[Code that draws figures]
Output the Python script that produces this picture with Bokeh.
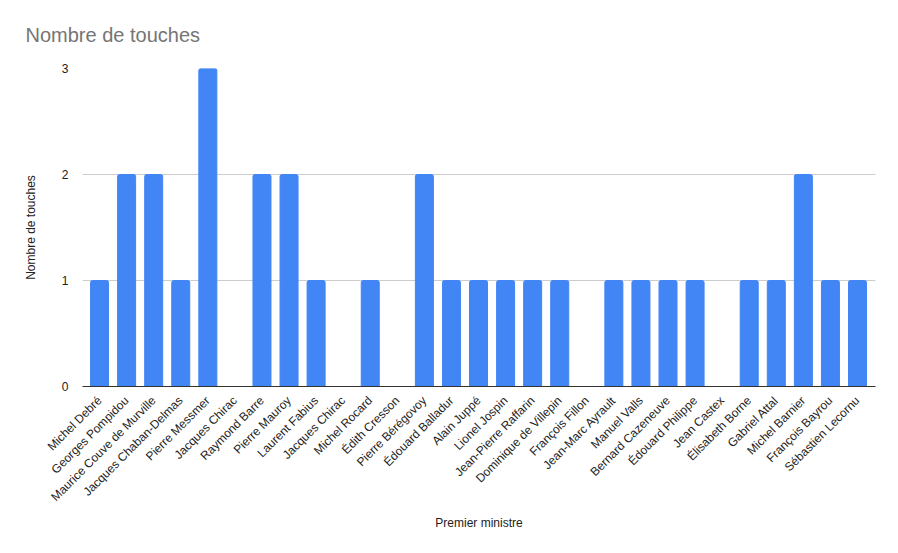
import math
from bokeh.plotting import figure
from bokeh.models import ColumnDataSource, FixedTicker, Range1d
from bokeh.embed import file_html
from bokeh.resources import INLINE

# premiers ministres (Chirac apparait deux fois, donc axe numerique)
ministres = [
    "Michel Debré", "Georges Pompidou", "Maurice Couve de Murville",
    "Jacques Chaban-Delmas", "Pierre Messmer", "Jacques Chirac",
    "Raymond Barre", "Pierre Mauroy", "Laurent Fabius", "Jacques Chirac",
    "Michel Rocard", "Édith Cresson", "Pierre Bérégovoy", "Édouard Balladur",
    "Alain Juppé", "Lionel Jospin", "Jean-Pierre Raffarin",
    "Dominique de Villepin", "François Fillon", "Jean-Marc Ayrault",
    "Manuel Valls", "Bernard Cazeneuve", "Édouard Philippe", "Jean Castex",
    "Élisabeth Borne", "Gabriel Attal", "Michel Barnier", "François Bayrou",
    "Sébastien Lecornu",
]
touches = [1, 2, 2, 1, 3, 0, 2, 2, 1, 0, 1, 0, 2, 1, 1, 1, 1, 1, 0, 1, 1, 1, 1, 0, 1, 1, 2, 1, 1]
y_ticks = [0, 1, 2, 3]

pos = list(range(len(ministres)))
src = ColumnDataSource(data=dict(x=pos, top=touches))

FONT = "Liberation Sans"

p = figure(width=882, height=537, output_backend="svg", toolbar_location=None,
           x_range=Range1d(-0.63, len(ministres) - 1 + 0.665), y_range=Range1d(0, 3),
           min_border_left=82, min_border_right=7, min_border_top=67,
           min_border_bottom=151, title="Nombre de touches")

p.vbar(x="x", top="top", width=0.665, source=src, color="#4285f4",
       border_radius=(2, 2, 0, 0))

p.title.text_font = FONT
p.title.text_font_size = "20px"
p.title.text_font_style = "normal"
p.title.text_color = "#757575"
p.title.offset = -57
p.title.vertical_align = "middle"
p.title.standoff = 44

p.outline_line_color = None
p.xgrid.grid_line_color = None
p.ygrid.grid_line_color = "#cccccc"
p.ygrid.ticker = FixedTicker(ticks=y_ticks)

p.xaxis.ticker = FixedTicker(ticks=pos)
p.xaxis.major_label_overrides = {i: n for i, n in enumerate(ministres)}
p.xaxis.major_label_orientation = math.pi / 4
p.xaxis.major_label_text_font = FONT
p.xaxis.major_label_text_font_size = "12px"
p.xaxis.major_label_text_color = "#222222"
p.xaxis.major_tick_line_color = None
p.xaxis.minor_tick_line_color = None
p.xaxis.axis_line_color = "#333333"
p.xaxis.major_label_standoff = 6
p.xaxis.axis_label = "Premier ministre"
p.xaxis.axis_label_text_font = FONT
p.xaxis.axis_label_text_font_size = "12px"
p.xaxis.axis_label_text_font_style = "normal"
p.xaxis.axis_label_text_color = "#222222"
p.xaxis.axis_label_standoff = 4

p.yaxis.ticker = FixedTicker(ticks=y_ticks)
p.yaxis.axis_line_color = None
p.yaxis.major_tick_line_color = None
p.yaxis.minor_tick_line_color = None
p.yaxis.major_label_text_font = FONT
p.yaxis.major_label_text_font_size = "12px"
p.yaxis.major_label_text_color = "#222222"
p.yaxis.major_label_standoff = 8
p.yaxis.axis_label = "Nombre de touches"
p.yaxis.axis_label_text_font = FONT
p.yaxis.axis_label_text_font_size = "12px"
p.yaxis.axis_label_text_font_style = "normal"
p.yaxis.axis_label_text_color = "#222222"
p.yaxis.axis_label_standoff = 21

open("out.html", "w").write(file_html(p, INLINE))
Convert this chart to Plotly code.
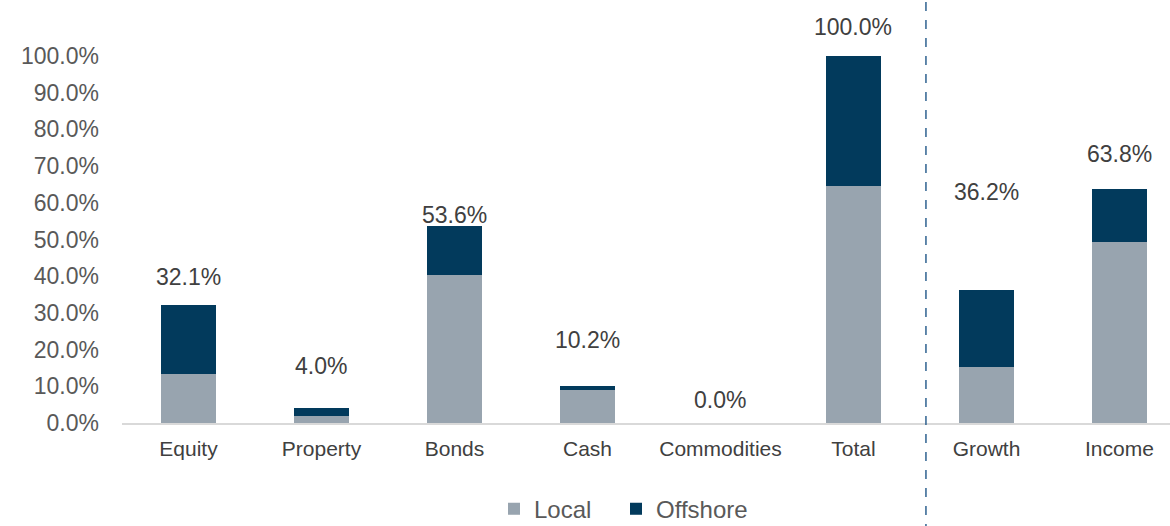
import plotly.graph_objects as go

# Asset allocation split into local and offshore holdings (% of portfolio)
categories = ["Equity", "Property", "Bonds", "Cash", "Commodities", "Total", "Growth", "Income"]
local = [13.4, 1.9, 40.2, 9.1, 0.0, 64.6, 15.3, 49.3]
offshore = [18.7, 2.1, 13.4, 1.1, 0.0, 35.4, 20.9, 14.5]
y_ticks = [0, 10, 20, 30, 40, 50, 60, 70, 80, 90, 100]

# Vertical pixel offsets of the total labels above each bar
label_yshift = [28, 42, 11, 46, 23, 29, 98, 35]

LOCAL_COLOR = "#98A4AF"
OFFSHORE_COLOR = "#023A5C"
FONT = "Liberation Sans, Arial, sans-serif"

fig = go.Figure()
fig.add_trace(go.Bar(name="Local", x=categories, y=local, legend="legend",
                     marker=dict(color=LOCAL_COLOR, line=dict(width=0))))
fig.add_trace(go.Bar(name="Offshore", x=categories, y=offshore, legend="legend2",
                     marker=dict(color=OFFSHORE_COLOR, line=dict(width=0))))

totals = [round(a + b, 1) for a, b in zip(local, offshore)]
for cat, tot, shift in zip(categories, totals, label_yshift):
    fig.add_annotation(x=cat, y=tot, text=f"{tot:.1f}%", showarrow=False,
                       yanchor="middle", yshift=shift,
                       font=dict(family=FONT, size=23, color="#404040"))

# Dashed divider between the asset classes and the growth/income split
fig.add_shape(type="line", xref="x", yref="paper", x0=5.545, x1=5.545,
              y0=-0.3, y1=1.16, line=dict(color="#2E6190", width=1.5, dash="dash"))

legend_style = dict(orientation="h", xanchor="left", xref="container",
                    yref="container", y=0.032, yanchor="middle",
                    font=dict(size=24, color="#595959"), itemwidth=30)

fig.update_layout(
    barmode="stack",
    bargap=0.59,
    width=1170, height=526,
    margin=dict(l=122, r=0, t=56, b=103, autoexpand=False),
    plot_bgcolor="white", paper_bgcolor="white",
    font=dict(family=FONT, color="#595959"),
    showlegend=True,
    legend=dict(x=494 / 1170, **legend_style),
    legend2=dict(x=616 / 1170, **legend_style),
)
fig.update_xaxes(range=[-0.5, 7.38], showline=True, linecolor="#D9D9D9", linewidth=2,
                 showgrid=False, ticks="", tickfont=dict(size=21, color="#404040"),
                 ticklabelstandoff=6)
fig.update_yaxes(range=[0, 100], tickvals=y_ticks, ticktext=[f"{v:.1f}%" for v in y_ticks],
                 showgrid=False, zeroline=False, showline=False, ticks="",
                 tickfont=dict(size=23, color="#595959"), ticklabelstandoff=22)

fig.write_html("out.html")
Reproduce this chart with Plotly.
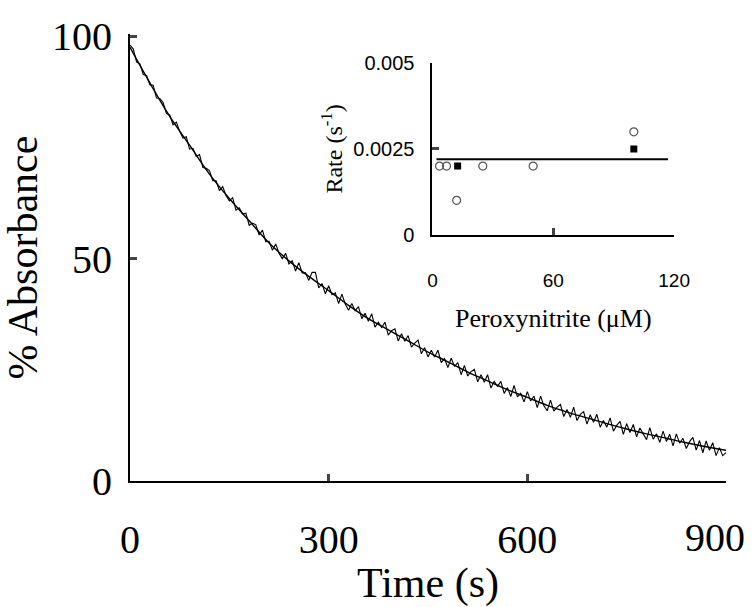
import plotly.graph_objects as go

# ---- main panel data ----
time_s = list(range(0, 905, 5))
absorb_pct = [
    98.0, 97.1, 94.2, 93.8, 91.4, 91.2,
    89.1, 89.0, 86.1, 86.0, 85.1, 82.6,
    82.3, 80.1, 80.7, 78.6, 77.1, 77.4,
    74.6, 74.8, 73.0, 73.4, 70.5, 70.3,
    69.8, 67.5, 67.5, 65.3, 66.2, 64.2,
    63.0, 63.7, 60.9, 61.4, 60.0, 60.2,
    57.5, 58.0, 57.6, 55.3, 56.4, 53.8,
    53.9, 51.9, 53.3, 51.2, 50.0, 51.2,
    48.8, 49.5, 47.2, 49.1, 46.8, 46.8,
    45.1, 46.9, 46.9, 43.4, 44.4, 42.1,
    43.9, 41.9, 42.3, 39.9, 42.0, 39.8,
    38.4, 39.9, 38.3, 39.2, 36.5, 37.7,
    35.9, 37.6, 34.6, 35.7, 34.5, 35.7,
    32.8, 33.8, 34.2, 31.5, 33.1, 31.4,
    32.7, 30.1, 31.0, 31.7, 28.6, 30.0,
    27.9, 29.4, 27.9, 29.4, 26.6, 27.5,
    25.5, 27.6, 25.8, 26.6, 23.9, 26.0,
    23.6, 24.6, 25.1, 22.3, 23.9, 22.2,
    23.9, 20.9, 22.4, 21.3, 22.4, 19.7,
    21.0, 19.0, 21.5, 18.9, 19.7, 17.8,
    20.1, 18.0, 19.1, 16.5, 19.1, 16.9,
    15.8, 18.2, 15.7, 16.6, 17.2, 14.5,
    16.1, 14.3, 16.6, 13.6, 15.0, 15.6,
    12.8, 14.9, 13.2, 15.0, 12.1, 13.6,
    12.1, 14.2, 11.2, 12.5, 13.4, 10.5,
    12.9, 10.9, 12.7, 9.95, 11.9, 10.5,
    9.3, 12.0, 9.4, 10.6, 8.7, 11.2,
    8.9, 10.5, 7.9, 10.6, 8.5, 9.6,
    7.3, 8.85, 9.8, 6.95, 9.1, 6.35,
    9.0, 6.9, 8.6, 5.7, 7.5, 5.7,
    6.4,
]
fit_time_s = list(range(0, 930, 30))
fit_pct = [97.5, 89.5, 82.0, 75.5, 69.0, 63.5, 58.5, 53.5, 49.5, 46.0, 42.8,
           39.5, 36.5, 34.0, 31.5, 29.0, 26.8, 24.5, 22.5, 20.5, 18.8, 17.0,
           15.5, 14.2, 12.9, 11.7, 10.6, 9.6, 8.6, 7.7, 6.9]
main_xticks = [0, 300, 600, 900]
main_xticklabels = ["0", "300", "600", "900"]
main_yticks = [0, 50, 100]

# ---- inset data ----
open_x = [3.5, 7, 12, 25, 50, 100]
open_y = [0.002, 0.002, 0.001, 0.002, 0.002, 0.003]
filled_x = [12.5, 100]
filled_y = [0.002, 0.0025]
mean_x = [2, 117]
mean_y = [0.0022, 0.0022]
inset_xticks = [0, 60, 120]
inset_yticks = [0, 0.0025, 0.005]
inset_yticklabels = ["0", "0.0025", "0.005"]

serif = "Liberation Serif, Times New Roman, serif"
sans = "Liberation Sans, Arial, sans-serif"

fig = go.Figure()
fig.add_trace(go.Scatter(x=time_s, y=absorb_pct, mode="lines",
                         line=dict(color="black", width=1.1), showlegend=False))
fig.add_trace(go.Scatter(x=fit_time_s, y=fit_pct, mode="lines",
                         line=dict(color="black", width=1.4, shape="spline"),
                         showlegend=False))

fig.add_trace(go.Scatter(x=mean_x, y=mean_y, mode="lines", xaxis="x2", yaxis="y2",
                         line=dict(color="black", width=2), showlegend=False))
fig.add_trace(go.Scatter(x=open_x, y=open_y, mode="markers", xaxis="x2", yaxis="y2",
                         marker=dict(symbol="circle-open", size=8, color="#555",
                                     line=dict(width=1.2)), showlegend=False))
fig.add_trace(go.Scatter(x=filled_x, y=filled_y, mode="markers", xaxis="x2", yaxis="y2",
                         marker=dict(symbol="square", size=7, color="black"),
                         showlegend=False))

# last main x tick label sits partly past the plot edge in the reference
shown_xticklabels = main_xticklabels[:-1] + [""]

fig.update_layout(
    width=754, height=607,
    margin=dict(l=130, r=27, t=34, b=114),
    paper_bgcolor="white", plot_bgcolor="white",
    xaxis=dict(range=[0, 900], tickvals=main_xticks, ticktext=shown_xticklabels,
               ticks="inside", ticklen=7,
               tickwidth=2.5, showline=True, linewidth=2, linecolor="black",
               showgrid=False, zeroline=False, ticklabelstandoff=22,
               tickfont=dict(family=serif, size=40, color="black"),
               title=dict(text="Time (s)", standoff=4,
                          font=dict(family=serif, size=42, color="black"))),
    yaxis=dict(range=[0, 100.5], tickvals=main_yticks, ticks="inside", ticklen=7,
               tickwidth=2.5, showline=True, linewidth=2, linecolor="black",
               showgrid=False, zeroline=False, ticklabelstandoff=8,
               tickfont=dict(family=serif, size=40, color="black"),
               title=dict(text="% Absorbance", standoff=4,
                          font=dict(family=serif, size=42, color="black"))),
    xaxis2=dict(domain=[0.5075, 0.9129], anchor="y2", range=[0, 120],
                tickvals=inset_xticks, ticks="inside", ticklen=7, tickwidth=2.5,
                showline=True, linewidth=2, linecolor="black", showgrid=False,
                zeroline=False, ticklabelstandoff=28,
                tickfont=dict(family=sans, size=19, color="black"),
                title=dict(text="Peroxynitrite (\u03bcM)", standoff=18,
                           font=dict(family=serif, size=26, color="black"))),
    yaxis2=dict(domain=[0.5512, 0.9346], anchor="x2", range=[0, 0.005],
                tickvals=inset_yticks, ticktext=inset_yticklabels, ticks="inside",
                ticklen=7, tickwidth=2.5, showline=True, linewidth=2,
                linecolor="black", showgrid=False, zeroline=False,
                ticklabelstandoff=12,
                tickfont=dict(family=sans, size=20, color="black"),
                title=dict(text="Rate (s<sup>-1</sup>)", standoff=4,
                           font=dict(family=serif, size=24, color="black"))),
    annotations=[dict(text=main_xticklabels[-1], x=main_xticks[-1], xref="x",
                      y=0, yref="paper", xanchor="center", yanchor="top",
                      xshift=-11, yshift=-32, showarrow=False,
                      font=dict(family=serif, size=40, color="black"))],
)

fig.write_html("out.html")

__Exercise prompt__
Write out, word for word, the lines from the start of the data through the one holding "from bokeh.resources import INLINE". Omit pictures.

__The solution__
Output the Python script that produces this picture with Bokeh.
import math
from bokeh.plotting import figure
from bokeh.models import ColumnDataSource, FixedTicker, Range1d
from bokeh.embed import file_html
from bokeh.resources import INLINE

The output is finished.